Leaving the pictures out, print the lines from the first line of the listing through the line containing "(0,0) rectangle (893,452);", exactly as they read, and no others.
** START OF Listed entries **
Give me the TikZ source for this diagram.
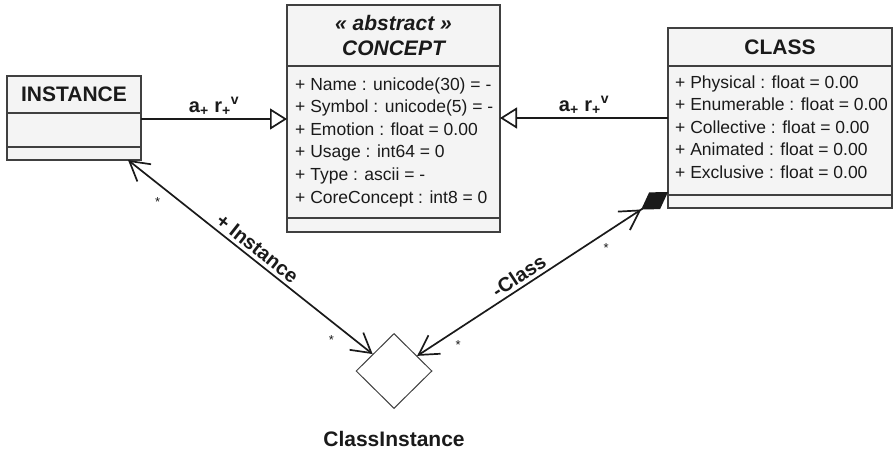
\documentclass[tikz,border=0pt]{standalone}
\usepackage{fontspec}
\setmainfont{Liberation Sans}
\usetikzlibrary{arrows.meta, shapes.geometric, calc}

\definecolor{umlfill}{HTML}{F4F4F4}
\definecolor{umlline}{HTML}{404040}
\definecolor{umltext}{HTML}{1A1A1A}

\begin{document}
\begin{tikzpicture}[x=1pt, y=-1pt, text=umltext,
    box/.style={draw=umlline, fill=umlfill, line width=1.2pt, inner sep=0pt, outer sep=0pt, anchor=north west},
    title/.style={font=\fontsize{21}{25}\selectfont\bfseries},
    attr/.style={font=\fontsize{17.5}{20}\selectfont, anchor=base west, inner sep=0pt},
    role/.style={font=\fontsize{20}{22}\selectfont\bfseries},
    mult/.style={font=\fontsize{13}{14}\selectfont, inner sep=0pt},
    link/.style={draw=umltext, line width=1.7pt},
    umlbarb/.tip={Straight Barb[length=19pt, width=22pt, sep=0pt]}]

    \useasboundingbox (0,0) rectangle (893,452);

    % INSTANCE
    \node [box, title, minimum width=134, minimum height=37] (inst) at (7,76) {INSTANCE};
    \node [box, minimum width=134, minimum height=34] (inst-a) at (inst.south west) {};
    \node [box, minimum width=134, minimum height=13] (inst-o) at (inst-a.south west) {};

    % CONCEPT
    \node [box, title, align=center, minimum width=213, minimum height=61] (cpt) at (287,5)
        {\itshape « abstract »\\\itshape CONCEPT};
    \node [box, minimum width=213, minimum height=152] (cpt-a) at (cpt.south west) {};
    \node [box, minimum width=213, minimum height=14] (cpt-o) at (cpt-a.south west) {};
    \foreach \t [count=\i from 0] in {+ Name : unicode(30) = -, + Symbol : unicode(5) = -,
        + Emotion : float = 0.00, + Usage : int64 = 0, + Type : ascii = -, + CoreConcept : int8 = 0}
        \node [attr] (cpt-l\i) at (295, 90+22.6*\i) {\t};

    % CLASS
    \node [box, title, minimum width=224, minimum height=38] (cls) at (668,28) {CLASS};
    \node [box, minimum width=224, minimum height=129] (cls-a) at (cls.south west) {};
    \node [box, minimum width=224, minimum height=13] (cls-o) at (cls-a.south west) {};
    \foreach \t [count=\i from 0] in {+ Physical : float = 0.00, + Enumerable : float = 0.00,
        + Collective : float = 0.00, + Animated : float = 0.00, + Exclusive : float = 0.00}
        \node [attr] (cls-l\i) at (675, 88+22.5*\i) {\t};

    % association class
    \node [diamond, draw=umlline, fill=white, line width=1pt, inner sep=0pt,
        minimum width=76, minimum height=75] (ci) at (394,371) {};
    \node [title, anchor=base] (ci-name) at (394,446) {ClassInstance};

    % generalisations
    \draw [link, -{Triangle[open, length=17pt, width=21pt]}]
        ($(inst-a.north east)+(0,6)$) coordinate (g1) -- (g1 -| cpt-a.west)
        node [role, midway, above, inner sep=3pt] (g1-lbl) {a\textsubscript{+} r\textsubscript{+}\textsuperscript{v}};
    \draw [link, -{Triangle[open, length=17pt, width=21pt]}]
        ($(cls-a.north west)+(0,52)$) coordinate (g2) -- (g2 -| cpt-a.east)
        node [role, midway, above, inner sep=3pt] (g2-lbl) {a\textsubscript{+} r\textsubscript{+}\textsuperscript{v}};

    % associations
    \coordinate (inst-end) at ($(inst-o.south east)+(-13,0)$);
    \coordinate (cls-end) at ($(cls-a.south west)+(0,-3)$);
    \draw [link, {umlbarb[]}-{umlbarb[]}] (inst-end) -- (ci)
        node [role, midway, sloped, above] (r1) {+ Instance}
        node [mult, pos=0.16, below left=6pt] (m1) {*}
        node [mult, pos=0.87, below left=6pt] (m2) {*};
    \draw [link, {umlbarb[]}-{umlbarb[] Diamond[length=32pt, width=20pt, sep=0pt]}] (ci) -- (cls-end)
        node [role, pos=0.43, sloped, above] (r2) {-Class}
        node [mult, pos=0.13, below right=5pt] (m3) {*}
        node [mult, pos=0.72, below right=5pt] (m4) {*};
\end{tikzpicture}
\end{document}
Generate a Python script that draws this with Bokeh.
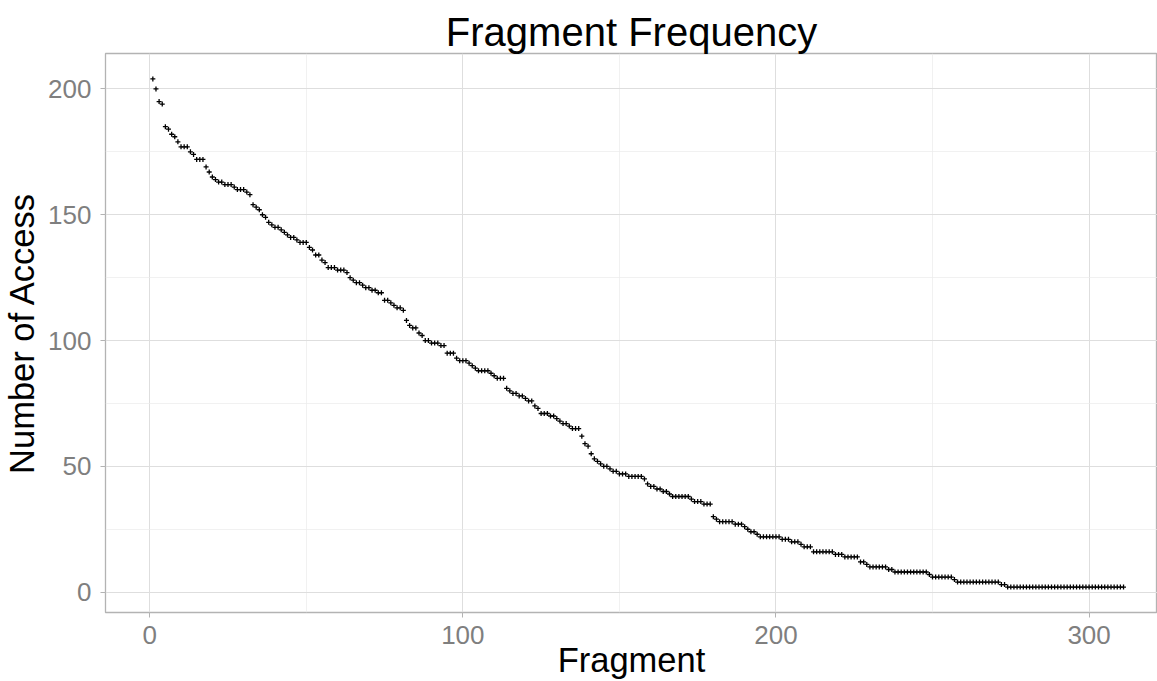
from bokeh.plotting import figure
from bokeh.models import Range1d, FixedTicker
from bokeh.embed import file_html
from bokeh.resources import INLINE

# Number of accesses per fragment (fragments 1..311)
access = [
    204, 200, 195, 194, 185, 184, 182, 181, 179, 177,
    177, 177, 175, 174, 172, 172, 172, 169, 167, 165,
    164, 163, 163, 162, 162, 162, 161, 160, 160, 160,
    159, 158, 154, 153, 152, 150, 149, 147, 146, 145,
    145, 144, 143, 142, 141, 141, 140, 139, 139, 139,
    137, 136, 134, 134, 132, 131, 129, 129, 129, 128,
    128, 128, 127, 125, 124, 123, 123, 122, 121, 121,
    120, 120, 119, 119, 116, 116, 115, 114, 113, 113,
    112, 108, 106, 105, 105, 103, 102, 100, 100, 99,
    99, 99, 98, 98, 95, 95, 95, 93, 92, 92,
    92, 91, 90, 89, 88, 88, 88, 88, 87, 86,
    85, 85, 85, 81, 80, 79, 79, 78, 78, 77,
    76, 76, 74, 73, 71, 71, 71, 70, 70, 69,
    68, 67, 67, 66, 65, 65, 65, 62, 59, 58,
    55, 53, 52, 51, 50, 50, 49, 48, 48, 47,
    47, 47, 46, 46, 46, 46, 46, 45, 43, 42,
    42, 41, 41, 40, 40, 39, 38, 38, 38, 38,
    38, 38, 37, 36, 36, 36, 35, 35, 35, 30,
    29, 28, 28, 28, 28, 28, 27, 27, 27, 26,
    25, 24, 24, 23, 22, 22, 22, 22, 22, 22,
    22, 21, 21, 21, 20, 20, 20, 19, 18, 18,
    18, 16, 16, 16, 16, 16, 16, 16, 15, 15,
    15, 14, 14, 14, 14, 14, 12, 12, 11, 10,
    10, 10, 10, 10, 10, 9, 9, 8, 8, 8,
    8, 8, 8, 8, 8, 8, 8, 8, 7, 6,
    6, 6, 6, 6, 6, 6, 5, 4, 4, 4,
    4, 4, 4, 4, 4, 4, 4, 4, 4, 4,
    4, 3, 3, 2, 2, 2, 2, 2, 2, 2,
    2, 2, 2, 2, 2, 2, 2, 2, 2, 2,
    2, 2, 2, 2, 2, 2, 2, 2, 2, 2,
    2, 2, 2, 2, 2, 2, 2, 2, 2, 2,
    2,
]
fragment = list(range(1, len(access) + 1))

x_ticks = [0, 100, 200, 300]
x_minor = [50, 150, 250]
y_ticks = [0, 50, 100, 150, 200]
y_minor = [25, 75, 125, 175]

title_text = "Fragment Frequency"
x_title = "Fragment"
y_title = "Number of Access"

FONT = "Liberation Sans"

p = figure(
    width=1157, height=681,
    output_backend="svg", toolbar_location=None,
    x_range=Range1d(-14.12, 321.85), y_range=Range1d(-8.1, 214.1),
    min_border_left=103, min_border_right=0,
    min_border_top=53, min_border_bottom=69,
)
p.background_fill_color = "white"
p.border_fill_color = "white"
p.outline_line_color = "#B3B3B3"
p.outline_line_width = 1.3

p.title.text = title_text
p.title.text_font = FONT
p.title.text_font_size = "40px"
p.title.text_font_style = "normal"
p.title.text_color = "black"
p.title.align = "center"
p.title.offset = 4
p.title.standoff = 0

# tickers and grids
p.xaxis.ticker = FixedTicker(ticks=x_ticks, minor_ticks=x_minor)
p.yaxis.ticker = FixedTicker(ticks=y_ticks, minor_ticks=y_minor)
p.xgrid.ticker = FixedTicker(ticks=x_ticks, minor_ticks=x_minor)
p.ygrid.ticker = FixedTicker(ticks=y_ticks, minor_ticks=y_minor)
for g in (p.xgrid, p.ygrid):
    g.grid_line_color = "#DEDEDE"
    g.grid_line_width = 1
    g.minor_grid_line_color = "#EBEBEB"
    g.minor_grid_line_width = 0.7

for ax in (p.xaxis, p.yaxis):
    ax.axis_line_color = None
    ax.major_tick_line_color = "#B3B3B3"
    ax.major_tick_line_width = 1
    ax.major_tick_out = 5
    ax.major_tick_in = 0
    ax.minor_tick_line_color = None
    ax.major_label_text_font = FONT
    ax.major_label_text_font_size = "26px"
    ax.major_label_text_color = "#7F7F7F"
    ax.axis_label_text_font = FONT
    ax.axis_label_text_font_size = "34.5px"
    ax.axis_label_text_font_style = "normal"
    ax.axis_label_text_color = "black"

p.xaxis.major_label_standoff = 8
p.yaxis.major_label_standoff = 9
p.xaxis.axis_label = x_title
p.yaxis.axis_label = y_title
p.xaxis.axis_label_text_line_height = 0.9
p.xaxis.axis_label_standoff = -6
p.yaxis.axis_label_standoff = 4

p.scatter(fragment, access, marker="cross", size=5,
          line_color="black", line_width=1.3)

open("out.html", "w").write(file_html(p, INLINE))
** END OF Listed entries **
**The solution:**
Give me the TikZ source for this diagram.
\documentclass[tikz,border=0pt]{standalone}
\usepackage{fontspec}
\setmainfont{Liberation Sans}
\usetikzlibrary{arrows.meta, shapes.geometric, calc}

\definecolor{umlfill}{HTML}{F4F4F4}
\definecolor{umlline}{HTML}{404040}
\definecolor{umltext}{HTML}{1A1A1A}

\begin{document}
\begin{tikzpicture}[x=1pt, y=-1pt, text=umltext,
    box/.style={draw=umlline, fill=umlfill, line width=1.2pt, inner sep=0pt, outer sep=0pt, anchor=north west},
    title/.style={font=\fontsize{21}{25}\selectfont\bfseries},
    attr/.style={font=\fontsize{17.5}{20}\selectfont, anchor=base west, inner sep=0pt},
    role/.style={font=\fontsize{20}{22}\selectfont\bfseries},
    mult/.style={font=\fontsize{13}{14}\selectfont, inner sep=0pt},
    link/.style={draw=umltext, line width=1.7pt},
    umlbarb/.tip={Straight Barb[length=19pt, width=22pt, sep=0pt]}]

    \useasboundingbox (0,0) rectangle (893,452);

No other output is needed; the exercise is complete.